The men were dirty and rough-looking, their clothes coated with dust and mud. They were scruffy fellows I would normally be wary of, but they had gone out of their way to rescue our occasionally obedient, often annoying, twelve-pound mutt. One fellow was morbidly obese, huge bottom hanging over the sides of the machine’s weary seat. He had not shaved for many days and an oxygen tank was roped to his handlebars, the lifeline of air snaking up to his nose and circling both ears. His voice rattled out, a voice that echoed the decades over which he had marinated his throat in whisky, beer, and cigarettes.
“Hope you don’t mind,” he rasped. “We gave your dog pizza.”
I turned from the big man to Barney, who yipped a happy hello and declared his total appreciation for pizza.
Though I offered the men twenty dollars for their kindness, they refused. “That’s all right, lady. We all got dogs. We know how it is.”
I doubted it. These men probably had what my best friend would describe as “real dogs.” Dogs who came when called and played fetch. Dogs who only bit intruders attempting to steal fishing tackle and firearms, or who threatened their families.
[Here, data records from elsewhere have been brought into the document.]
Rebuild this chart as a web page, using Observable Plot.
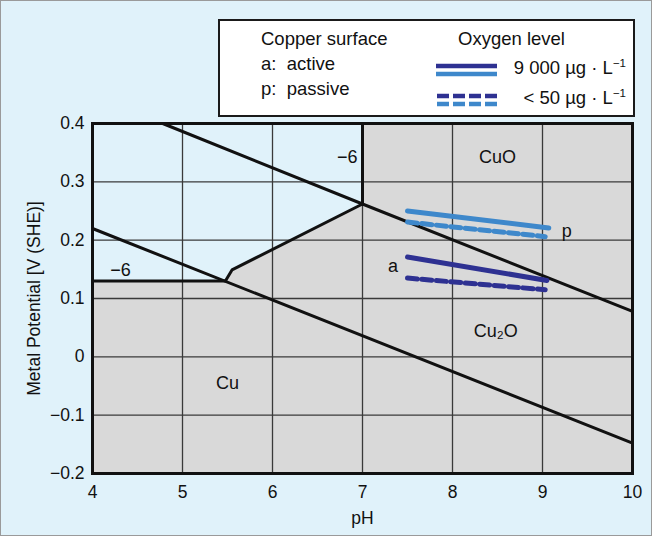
<!DOCTYPE html>
<html><head><meta charset="utf-8">
<script src="https://cdn.jsdelivr.net/npm/d3@7"></script>
<script src="https://cdn.jsdelivr.net/npm/@observablehq/plot@0.6"></script>
<style>
body{margin:0;background:#e0f2fa;font-family:"Liberation Sans",Arial,sans-serif;}
#wrap{position:relative;width:652px;height:536px;background:#e0f2fa;}
#border{position:absolute;left:0;top:0;width:652px;height:536px;box-sizing:border-box;border:1px solid #9a9a9a;pointer-events:none;}
#legend{position:absolute;left:218px;top:19px;width:417px;height:98px;box-sizing:border-box;border:2px solid #1a1a1a;background:#fff;font-size:18.5px;color:#111;line-height:20px;}
#legend div{position:absolute;white-space:nowrap;}
#legend svg{position:absolute;}
sup{font-size:11.5px;vertical-align:7px;line-height:0;}
</style></head>
<body><div id="wrap"><div id="chart"></div>
<div id="legend">
 <div style="left:41px;top:8px">Copper surface</div>
 <div style="left:41px;top:33px">a:&nbsp; active</div>
 <div style="left:41px;top:58px">p:&nbsp; passive</div>
 <div style="left:238px;top:8px">Oxygen level</div>
 <div style="right:7px;top:37px">9 000 µg · L<sup>−1</sup></div>
 <div style="right:7px;top:67px">&lt; 50 µg · L<sup>−1</sup></div>
 <svg style="left:216px;top:40px" width="62" height="50">
  <line x1="0" x2="61" y1="5" y2="5" stroke="#2e3192" stroke-width="4.5"/>
  <line x1="0" x2="61" y1="13" y2="13" stroke="#3e88cb" stroke-width="4.5"/>
  <line x1="1" x2="61" y1="35" y2="35" stroke="#2e3192" stroke-width="4.5" stroke-dasharray="12,4"/>
  <line x1="1" x2="61" y1="43" y2="43" stroke="#3e88cb" stroke-width="4.5" stroke-dasharray="12,4"/>
 </svg>
</div>
<div id="border"></div></div>
<script>
// Domain & ticks
const xTicks = [4,5,6,7,8,9,10];
const yTicks = [-0.2,-0.1,0,0.1,0.2,0.3,0.4];

// Light-blue (non-gray) region: lower boundary, top = 0.4
const blueRegionX = [4, 5.48, 5.55, 7];
const blueRegionY = [0.13, 0.131, 0.149, 0.262];

// Black boundary lines
const upperLineX = [4.78, 7, 10];
const upperLineY = [0.4, 0.262, 0.078];
const lowerLineX = [4, 10];
const lowerLineY = [0.22, -0.148];
const verticalX = [7, 7];
const verticalY = [0.262, 0.4];
const horizX = [4, 5.48];
const horizY = [0.13, 0.13];
const kinkX = [5.48, 5.55, 7];
const kinkY = [0.131, 0.149, 0.262];

// Measured potential lines
const pSolidX = [7.5, 9.07], pSolidY = [0.250, 0.221];
const pDashX = [7.5, 9.03], pDashY = [0.231, 0.206];
const aSolidX = [7.5, 9.05], aSolidY = [0.171, 0.131];
const aDashX = [7.5, 9.03], aDashY = [0.135, 0.115];

// Text labels
const labelText = ["CuO", "Cu₂O", "Cu", "−6", "−6", "a", "p"];
const labelX = [8.5, 8.48, 5.5, 6.83, 4.31, 7.34, 9.27];
const labelY = [0.342, 0.044, -0.046, 0.342, 0.148, 0.155, 0.215];

const zip = (xs, ys) => xs.map((x, i) => ({x, y: ys[i]}));
const blueRegion = blueRegionX.map((x, i) => ({x, y1: blueRegionY[i], y2: 0.4}));
const labels = labelText.map((t, i) => ({t, x: labelX[i], y: labelY[i]}));
const fmt = d => d < 0 ? "\u2212" + Math.abs(d) : String(d);

const black = {x: "x", y: "y", stroke: "#111", strokeWidth: 3};
const plot = Plot.plot({
  width: 652, height: 536,
  marginLeft: 92, marginRight: 20, marginTop: 123, marginBottom: 63,
  style: {background: "transparent", fontFamily: "Liberation Sans, Arial, sans-serif", color: "#111"},
  x: {domain: [4, 10]},
  y: {domain: [-0.2, 0.4]},
  marks: [
    Plot.frame({fill: "#d9d9d9", stroke: null}),
    Plot.areaY(blueRegion, {x: "x", y1: "y1", y2: "y2", fill: "#e0f2fa", curve: "linear"}),
    Plot.gridX(xTicks.slice(1, -1), {stroke: "#3a3a3a", strokeOpacity: 1, strokeWidth: 1.3}),
    Plot.gridY(yTicks.slice(1, -1), {stroke: "#3a3a3a", strokeOpacity: 1, strokeWidth: 1.3}),
    Plot.line(zip(upperLineX, upperLineY), black),
    Plot.line(zip(lowerLineX, lowerLineY), black),
    Plot.line(zip(verticalX, verticalY), black),
    Plot.line(zip(horizX, horizY), black),
    Plot.line(zip(kinkX, kinkY), black),
    Plot.line(zip(pSolidX, pSolidY), {x: "x", y: "y", stroke: "#3e88cb", strokeWidth: 5}),
    Plot.line(zip(pDashX, pDashY), {x: "x", y: "y", stroke: "#3e88cb", strokeWidth: 5, strokeDasharray: "10,4.5"}),
    Plot.line(zip(aSolidX, aSolidY), {x: "x", y: "y", stroke: "#2e3192", strokeWidth: 5}),
    Plot.line(zip(aDashX, aDashY), {x: "x", y: "y", stroke: "#2e3192", strokeWidth: 5, strokeDasharray: "10,4.5"}),
    Plot.text(labels, {x: "x", y: "y", text: "t", fontSize: 18, fill: "#111"}),
    Plot.frame({stroke: "#111", strokeWidth: 3}),
    Plot.axisX(xTicks, {tickSize: 0, tickPadding: 12, fontSize: 17.5, tickFormat: fmt,
      label: "pH", labelAnchor: "center", labelOffset: 50, labelArrow: "none"}),
    Plot.axisY(yTicks, {tickSize: 0, tickPadding: 8, fontSize: 17.5, tickFormat: fmt,
      label: "Metal Potential [V (SHE)]", labelAnchor: "center", labelOffset: 65, labelArrow: "none"})
  ]
});
document.getElementById("chart").appendChild(plot);
</script></body></html>
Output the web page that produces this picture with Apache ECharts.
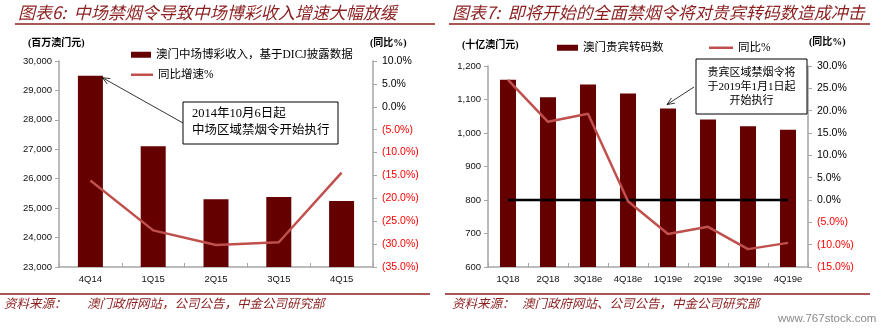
<!DOCTYPE html>
<html><head><meta charset="utf-8">
<script src="https://cdn.jsdelivr.net/npm/echarts@6/dist/echarts.min.js"></script>
<style>html,body{margin:0;padding:0;background:#fff}#c{width:889px;height:330px}</style>
</head><body><div id="c"></div>
<script>
// ---- data ----
const leftCats = ['4Q14', '1Q15', '2Q15', '3Q15', '4Q15'];
const leftRevenue = [29500, 27100, 25300, 25380, 25240];
const leftYoY = [-16.1, -27.0, -30.2, -29.6, -14.4];
const leftAxisMin = 23000, leftAxisMax = 30000, leftAxisStep = 1000;
const leftPctMin = -35, leftPctMax = 10, leftPctStep = 5;

const rightCats = ['1Q18', '2Q18', '3Q18e', '4Q18e', '1Q19e', '2Q19e', '3Q19e', '4Q19e'];
const rightRolling = [1159, 1107, 1145, 1118, 1073, 1040, 1020, 1010];
const rightYoY = [26.9, 17.5, 19.3, -0.3, -7.6, -6.0, -11.0, -9.6];
const rightZero = [0, 0, 0, 0, 0, 0, 0, 0];
const rightAxisMin = 600, rightAxisMax = 1200, rightAxisStep = 100;
const rightPctMin = -15, rightPctMax = 30, rightPctStep = 5;

const nameLeftBar = '澳门中场博彩收入，基于DICJ披露数据';
const nameLeftLine = '同比增速%';
const nameRightBar = '澳门贵宾转码数';
const nameRightLine = '同比%';

// ---- styles ----
const BAR = '#640000', LINE = '#C0504D', AXIS = '#a6a6a6', TITLE = '#8B1E1E';
const NUM = "'Liberation Sans', Arial, sans-serif";
const CJK = "'Noto Sans CJK SC', sans-serif";
const SERIF = "'Liberation Serif', 'Noto Sans CJK SC', serif";

const pctFmt = v => { v = +v; return v < 0 ? '(' + Math.abs(v).toFixed(1) + '%)' : v.toFixed(1) + '%'; };
const pctColor = v => (+v < 0 ? '#FF0000' : '#000');

function catAxis(grid, data) {
  return {
    type: 'category', gridIndex: grid, data: data,
    axisLine: { onZero: false, lineStyle: { color: AXIS, width: 1.5 } },
    axisTick: { show: true, inside: true, length: 4, lineStyle: { color: AXIS } },
    axisLabel: { color: '#111', fontSize: 9.5, fontFamily: NUM, margin: 7 }
  };
}
function valAxis(grid, pos, min, max, step, fmt, color, fs, margin) {
  return {
    type: 'value', gridIndex: grid, position: pos, min: min, max: max, interval: step,
    splitLine: { show: false },
    axisLine: { show: true, onZero: false, lineStyle: { color: AXIS, width: 1.5 } },
    axisTick: { show: true, length: 4, lineStyle: { color: AXIS } },
    axisLabel: { formatter: fmt, color: color, fontSize: fs, fontFamily: NUM, margin: margin }
  };
}
const legText = { fontSize: 11.5, fontFamily: SERIF, color: '#000' };

const chart = echarts.init(document.getElementById('c'), null, { renderer: 'canvas' });

const option = {
  animation: false,
  grid: [
    { left: 59, right: 516, top: 61, bottom: 63 },
    { left: 488, right: 81, top: 66, bottom: 63 }
  ],
  legend: [
    { data: [{ name: nameLeftBar, icon: 'rect' }], left: 126, top: 44, itemWidth: 20, itemHeight: 6, textStyle: legText },
    { data: [{ name: nameLeftLine, icon: 'rect' }], left: 126, top: 64, itemWidth: 22, itemHeight: 2.5, textStyle: legText },
    { data: [{ name: nameRightBar, icon: 'rect' }], left: 552, top: 37, itemWidth: 21, itemHeight: 6, textStyle: legText },
    { data: [{ name: nameRightLine, icon: 'rect' }], left: 704, top: 37, itemWidth: 24, itemHeight: 2.5, textStyle: legText }
  ],
  xAxis: [catAxis(0, leftCats), catAxis(1, rightCats)],
  yAxis: [
    valAxis(0, 'left', leftAxisMin, leftAxisMax, leftAxisStep, v => Number(v).toLocaleString('en-US'), '#111', 9.5, 7),
    valAxis(0, 'right', leftPctMin, leftPctMax, leftPctStep, pctFmt, pctColor, 10.5, 9),
    valAxis(1, 'left', rightAxisMin, rightAxisMax, rightAxisStep, v => Number(v).toLocaleString('en-US'), '#111', 9.5, 7),
    valAxis(1, 'right', rightPctMin, rightPctMax, rightPctStep, pctFmt, pctColor, 10.5, 9)
  ],
  series: [
    { name: nameLeftBar, type: 'bar', xAxisIndex: 0, yAxisIndex: 0, data: leftRevenue, barWidth: 25,
      itemStyle: { color: BAR } },
    { name: nameLeftLine, type: 'line', xAxisIndex: 0, yAxisIndex: 1, data: leftYoY, symbol: 'none',
      lineStyle: { color: LINE, width: 2.5 }, itemStyle: { color: LINE } },
    { name: nameRightBar, type: 'bar', xAxisIndex: 1, yAxisIndex: 2, data: rightRolling, barWidth: 16,
      itemStyle: { color: BAR } },
    { name: 'zero', type: 'line', xAxisIndex: 1, yAxisIndex: 3, data: rightZero, symbol: 'none',
      lineStyle: { color: '#000', width: 2.5 }, z: 3 },
    { name: nameRightLine, type: 'line', xAxisIndex: 1, yAxisIndex: 3, data: rightYoY, symbol: 'none',
      lineStyle: { color: LINE, width: 2.5 }, itemStyle: { color: LINE }, z: 4 }
  ]
};
chart.setOption(option);

function arrow(x1, y1, x2, y2) {
  const ang = Math.atan2(y2 - y1, x2 - x1), L = 8, a = 0.4;
  const p1 = [x2 - L * Math.cos(ang - a), y2 - L * Math.sin(ang - a)];
  const p2 = [x2 - L * Math.cos(ang + a), y2 - L * Math.sin(ang + a)];
  return [
    { type: 'line', z: 100, shape: { x1: x1, y1: y1, x2: x2, y2: y2 }, style: { stroke: '#000', lineWidth: 0.8 } },
    { type: 'polyline', z: 100, shape: { points: [p1, [x2, y2], p2] }, style: { stroke: '#000', lineWidth: 0.8, fill: null } }
  ];
}
const pL = chart.convertToPixel({ xAxisIndex: 0, yAxisIndex: 0 }, [leftCats[0], leftRevenue[0]]);
const pR = chart.convertToPixel({ xAxisIndex: 1, yAxisIndex: 2 }, [rightCats[4], rightRolling[4]]);

function txt(x, y, s, o) {
  return Object.assign({ type: 'text', x: x, y: y, z: 100,
    style: Object.assign({ text: s, fill: '#000', font: '11px ' + CJK, textVerticalAlign: 'middle' }, o || {}) });
}
const titleFont = 'italic 17px ' + CJK;
const footFont = 'italic 12.5px ' + CJK;

const graphic = [
  txt(18, 13, '图表6:  中场禁烟令导致中场博彩收入增速大幅放缓', { fill: TITLE, font: titleFont }),
  { type: 'line', shape: { x1: 15, y1: 24, x2: 435, y2: 24 }, style: { stroke: TITLE, lineWidth: 1.5 } },
  txt(452, 13, '图表7:  即将开始的全面禁烟令将对贵宾转码数造成冲击', { fill: TITLE, font: titleFont }),
  { type: 'line', shape: { x1: 449, y1: 24, x2: 870, y2: 24 }, style: { stroke: TITLE, lineWidth: 1.5 } },
  txt(28, 43, '(百万澳门元)', { font: 'bold 10px ' + SERIF }),
  txt(370, 43, '(同比%)', { font: 'bold 10px ' + SERIF }),
  txt(462, 45, '(十亿澳门元)', { font: 'bold 10px ' + SERIF }),
  txt(809, 42, '(同比%)', { font: 'bold 10px ' + SERIF }),
  { type: 'rect', z: 99, shape: { x: 183, y: 102, width: 155, height: 42 }, style: { fill: '#fff', stroke: '#000', lineWidth: 1 } },
  txt(192, 114, '2014年10月6日起', { font: '12.5px ' + SERIF }),
  txt(192, 131, '中场区域禁烟令开始执行', { font: '12.5px ' + SERIF }),
  { type: 'rect', z: 99, shape: { x: 696, y: 59, width: 111, height: 55 }, style: { fill: '#fff', stroke: '#000', lineWidth: 1 } },
  txt(751.5, 73, '贵宾区域禁烟令将', { font: '11px ' + SERIF, textAlign: 'center' }),
  txt(751.5, 87.5, '于2019年1月1日起', { font: '11px ' + SERIF, textAlign: 'center' }),
  txt(751.5, 101.5, '开始执行', { font: '11px ' + SERIF, textAlign: 'center' }),
  { type: 'line', shape: { x1: 0, y1: 294, x2: 430, y2: 294 }, style: { stroke: TITLE, lineWidth: 1.5 } },
  txt(4, 303, '资料来源：', { fill: TITLE, font: footFont }),
  txt(87, 303, '澳门政府网站，公司公告，中金公司研究部', { fill: TITLE, font: footFont }),
  { type: 'line', shape: { x1: 445, y1: 294, x2: 870, y2: 294 }, style: { stroke: TITLE, lineWidth: 1.5 } },
  txt(452, 303, '资料来源：', { fill: TITLE, font: footFont }),
  txt(522, 303, '澳门政府网站、公司公告，中金公司研究部', { fill: TITLE, font: footFont }),
  txt(778, 319, 'www.767stock.com', { fill: '#8a8a8a', font: '11.5px ' + NUM })
].concat(
  arrow(183, 123, pL[0] + 12, pL[1] + 2),
  arrow(694, 87, pR[0] - 1, pR[1] - 4)
);
chart.setOption({ graphic: graphic });
</script>
</body></html>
Barney hopped in the car, tongue lolling out in happy exhaustion. For once silent, he curled up into a resemblance of a fluffy white pillow that belonged on a little girl’s pink bedspread, and then fell into a deep sleep as our car drove down the mountain to return home. His paws twitched as they reenacted his memories. Perhaps he dreamed of chasing ground squirrels, wild runs through the woods while my voice receded in the distance, and rough men with gentle hands. Though it was often hard to discern what mysterious and tangled thoughts swirled in Barney’s brain, I felt sure he also dreamed of pizza.